EL FUTURO

El cineasta Nacho Vigalondo cumple los treinta y nos cuenta quién es a estas alturas de su vida, también lo que no pudo o no quiso ser. Y la duda agazapada a la vuelta de los años.

por NACHO VIGALONDO


Estoy a un tiro de piedra (bueno, no hace falta tirar la piedra, más bien se trata de dejarla caer) de cumplir 30 años. De igual manera que el futuro no es lo que era, y no vamos a llegar al 2010 volando en coche, teletransportándonos a una base terráquea en Marte y comiendo píldoras con sabor a pizza, los 30 tampoco son lo que eran. No tengo dos niños correteando a mi alrededor, él engominado y ella con un lazo en cada coleta. No me voy de casa por las mañanas con un maletín y vuelvo por la noche con dolor de cabeza. Algo de lo que me quejo mientras mi esposa me pone la cena.
Miro a mi alrededor y se confirman los temores de los sociólogos: el mundo adolescente y el mundo adulto se han fusionado en nuestra generación, y en los casos en los que nos dejan más o menos a nuestras anchas, la fusión ha sido injusta para el segundo mundo. Si mi brazo derecho tuviese un espasmo ahora mismo no caerían al suelo las letras del piso o las facturas de la empresa. Se caería... A ver... Déjenme mirar... Dos DVDs vírgenes cuyo contenido ahora mismo se me escapa. Dos números de Doom Patrol, el tebeo de Grant Morrison en el que los villanos, esta vez, son unos tipos llamados “La Patrulla Sexys”. Un libro de artículos periodísticos de Conan Doyle, una guitarra de plástico para simular que sabes hacer solos con la Playstation, temidas cajas vacías de pizza... Si mi yo de 14 años pudiese visitarme, gracias a esas máquinas del tiempo que nunca llegarán, no sé cómo reaccionaría, si con el consuelo de que sigo leyendo tebeos de supervillanos sexuales y libros de crímenes o con la frustración de ver que no me he convertido en algo completamente distinto a lo que es él.
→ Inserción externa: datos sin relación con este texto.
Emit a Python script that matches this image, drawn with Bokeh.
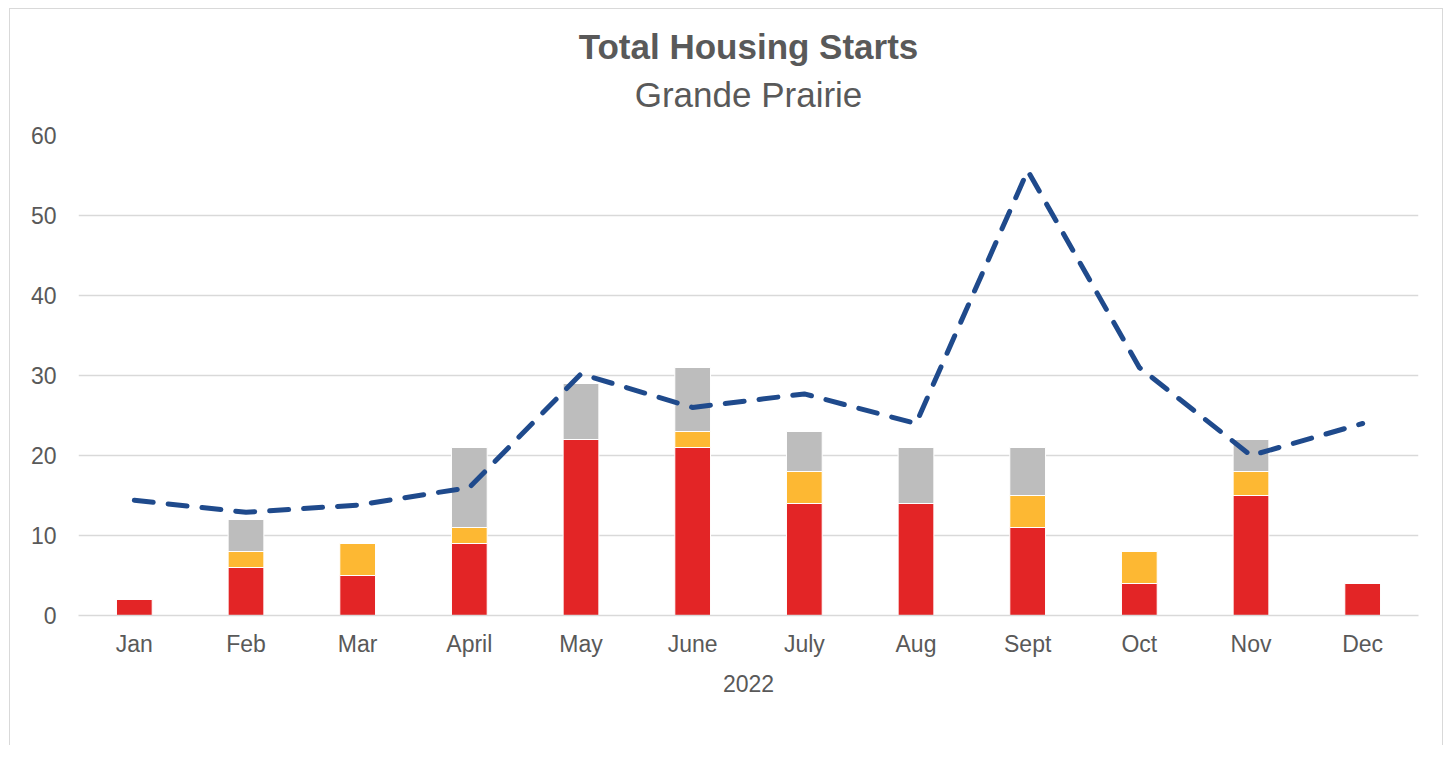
from bokeh.plotting import figure
from bokeh.models import (FactorRange, Range1d, Title, Legend, LegendItem,
                          SingleIntervalTicker, ColumnDataSource)
from bokeh.embed import file_html
from bokeh.resources import INLINE

# ---- data ----
year = "2022"
months = ["Jan", "Feb", "Mar", "April", "May", "June", "July", "Aug",
          "Sept", "Oct", "Nov", "Dec"]
single_detached = [2, 6, 5, 9, 22, 21, 14, 14, 11, 4, 15, 4]
row_semi = [0, 2, 4, 2, 0, 2, 4, 0, 4, 4, 3, 0]
multi_unit = [0, 4, 0, 10, 7, 8, 5, 7, 6, 0, 4, 0]
ten_year_avg = [14.4, 12.9, 13.8, 16.0, 30.2, 26.0, 27.7, 24.0, 55.6, 31.0, 20.0, 24.0]
series_names = ["Single-Detached", "Row/Semi-Detached", "Multi-Unit/Apartment"]
y_ticks_interval = 10

FONT = "Liberation Sans"
TXT = "#595959"
GRID = "#d9d9d9"
colors = ["#e32526", "#fdb833", "#bdbdbd"]
LINE = "#1f4a8c"

factors = [(year, m) for m in months]
src = ColumnDataSource(data=dict(x=factors, sd=single_detached, rs=row_semi,
                                 mu=multi_unit, avg=ten_year_avg))

p = figure(x_range=FactorRange(*factors), y_range=Range1d(0, 60),
           frame_width=1340, frame_height=480,
           min_border_left=68, min_border_right=24,
           min_border_top=126, min_border_bottom=130,
           output_backend="svg", toolbar_location=None,
           background_fill_color="white", border_fill_color="white")
p.margin = (8, 0, 0, 9)
p.styles = {"border-left": "1px solid #d9d9d9", "border-top": "1px solid #d9d9d9",
            "border-right": "1px solid #d9d9d9"}
p.outline_line_color = None

# titles
p.title.text = "Total Housing Starts"
p.title.text_font = FONT
p.title.text_font_size = "35px"
p.title.text_font_style = "bold"
p.title.text_color = TXT
p.title.align = "center"
p.title.standoff = -30
p.add_layout(Title(text="Grande Prairie", text_font=FONT, text_font_size="35px",
                   text_font_style="normal", text_color=TXT, align="center",
                   standoff=44), "above")

# bars
bars = p.vbar_stack(["sd", "rs", "mu"], x="x", width=0.32, source=src,
                    fill_color=colors, line_color="white", line_width=1)
avg_line = p.line(x="x", y="avg", source=src, line_color=LINE, line_width=5,
                  line_dash="19 15", line_cap="round", line_join="round")

# axes
p.yaxis.ticker = SingleIntervalTicker(interval=y_ticks_interval)
p.yaxis.axis_line_color = None
p.yaxis.major_tick_line_color = None
p.yaxis.minor_tick_line_color = None
p.yaxis.major_tick_out = 0
p.yaxis.major_label_standoff = 18
p.yaxis.major_label_text_font = FONT
p.yaxis.major_label_text_font_size = "23px"
p.yaxis.major_label_text_color = TXT

xa = p.xaxis[0]
xa.axis_line_color = GRID
xa.axis_line_width = 1.5
xa.major_tick_line_color = None
xa.major_tick_out = 0
xa.major_label_standoff = 15
xa.major_label_text_font = FONT
xa.major_label_text_font_size = "23px"
xa.major_label_text_color = TXT
xa.group_text_font = FONT
xa.group_text_font_size = "23px"
xa.group_text_font_style = "normal"
xa.group_text_color = TXT
xa.separator_line_color = None

p.xgrid.grid_line_color = None
p.ygrid.grid_line_color = GRID
p.ygrid.grid_line_width = 1.5

# legend (placed below the frame, in screen offsets from the frame's bottom-left)
items = [LegendItem(label=n, renderers=[r]) for n, r in zip(series_names, bars)]
items.append(LegendItem(label="Ten-Year Average", renderers=[avg_line]))
legend = Legend(items=items, orientation="horizontal", location=(41, -120),
                spacing=40, label_standoff=6, glyph_width=68, glyph_height=12,
                label_text_font=FONT, label_text_font_size="23px",
                label_text_color=TXT, border_line_color=None,
                background_fill_alpha=0, padding=0, margin=0)
p.add_layout(legend, "center")

with open("out.html", "w") as f:
    f.write(file_html(p, INLINE))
Porque, todos lo sabemos, los niños sueñan con no dejar de jugar toda su vida, pero los niños son unos hipócritas.
Tampoco voy a caer en el error de sostener las patas de mi “adultolescencia” (David Catalina dixit) en mi acumulación de objetos asociados a la inmadurez por las generaciones anteriores. Es mucho más grave: está muy lejos de hacer acto de presencia la tierra prometida de la estabilidad hipotecada, del contrato fijo, el “bienvenidos al resto de tu vida”. Vivo con un pie enfangado en el romanticismo de no saber dónde y cómo estaré haciendo sabe Dios qué dentro de un año, pero tengo la mano agarrada a la almohada de las noches en vela y el sudor frío.
Es quizá esta ausencia de giros dramáticos hacia un orden diferente de las cosas lo que quizá a mí, y a tantos, nos hacen complicado percibir el tiempo como una fuerza transformadora. Leo en el blog de La Petite Claudine un recuerdo de la época de los videoclubs contado a un hijo de la era del P2P y me sorprendo recordando a mi padre explicándome que había una época en la que la gente se reunía a ver la televisión en unos espacios llamados Teleclubs. Si yo hubiese tenido un hijo a la edad a la que mi padre me tuvo a mí yo le podría contar cuando él tuviese la edad que yo tenía entonces que había unas cosas llamadas “cintas VHS” que se alquilaban en negocios familiares fascinantes en los que podías acceder a una filmografía llena de títulos que no sobrevivieron a esa era. Y no me puedo creer que esta proporción de tiempos y momentos sea real.
Periódicamente nos juntamos y nos fascinamos de la desaparición del correo físico y de las máquinas de escribir. No nos podemos creer que hayamos participado en rodajes sin teléfonos móviles y nos cuesta pensar que hubo una época en la que, en términos de información, era posible no alcanzar algo. No nos podemos creer que el mundo cambie porque nosotros no cambiamos. O sí cambiamos y no nos damos cuenta: dentro de diez años escribiré la secuela de este artículo y en él me decidiré por una de estas dos.